Angelo Lelii for Arredoluce Floor Lamp with Leaves in Hammered Brass
Angelo Lelii for Arredoluce, floor lamp, marble, brass, aluminum, Italy, circa 1951.
This rare floor lamp by Angelo Lelii presents an organic composition consisting of three leaves in hammered brass that open towards the ceiling and surround the conical shaped light shade in a graceful manner. Each leaf has its own stem, all stems are coming together in the middle and diverge at the end, reminiscent of the roots of a plant. The base is made of marble containing a subtle red tone and functions as a counterweight providing stability. The flower-like traits accentuate the truly refined construction made possible by Angelo Lelii’s great eye for detail and high-level of craftsmanship this floor lamp is exemplary for.
Paolo Angelo Lelii (1911-1979) was born in Ancona, Italy. After his studies at the Superior Institute of Industrial Art, Milan, he lived and worked in Monza. From 1943, Lelii started manufacturing lamps in his own house and in 1946 he advertised his well-known 'Tris' lamp in Domus magazine. It was in 1947 that he founded Arredoluce in Monza, a premier manufacturer of furniture and lighting.

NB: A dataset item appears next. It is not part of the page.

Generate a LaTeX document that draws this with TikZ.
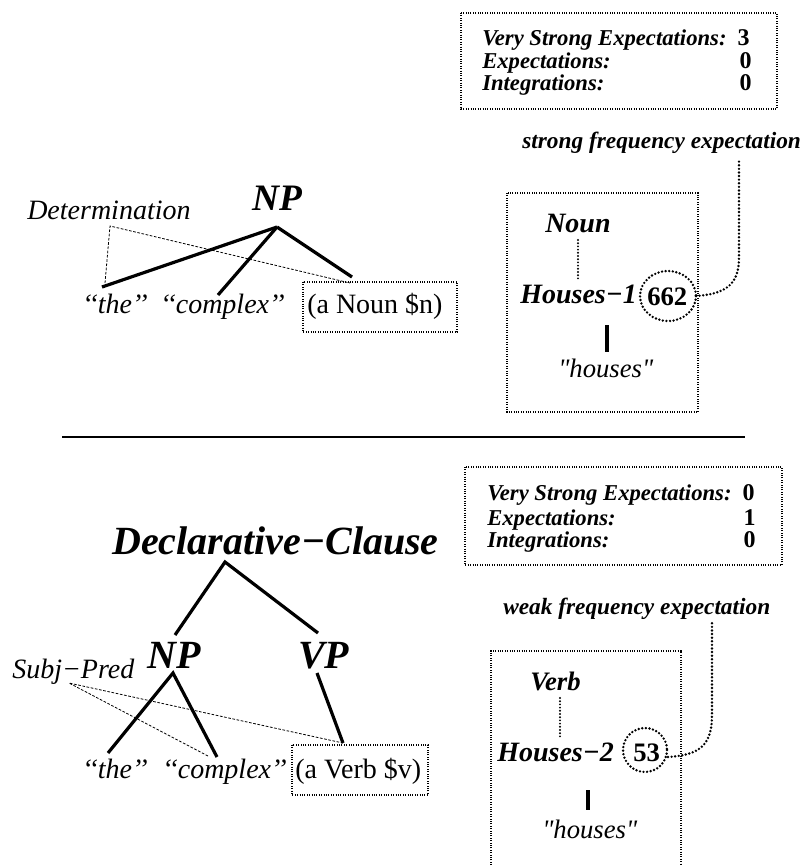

In the same year, he exhibited the lamp 12128 at the VII Triennale di Milano, which became known as the Triennale floor lamp. He became an influential designer in Postwar Italy, especially in the field of modern lighting design. During the 1950s, Arredoluce started to collaborate with designers such as Franco Albini, Achille Castiglioni, Gio Ponti, and Ettore Sottsass and also began to experiment with halogen light bulbs for his designs, which lead to the recognizable Arredoluce switch. Thanks to Angelo Lelii’s unique approach to design, Arredoluce quickly built a reputation for creating premium quality products based on clean, simple, and functional designs.
Please note that this item is in good, used condition.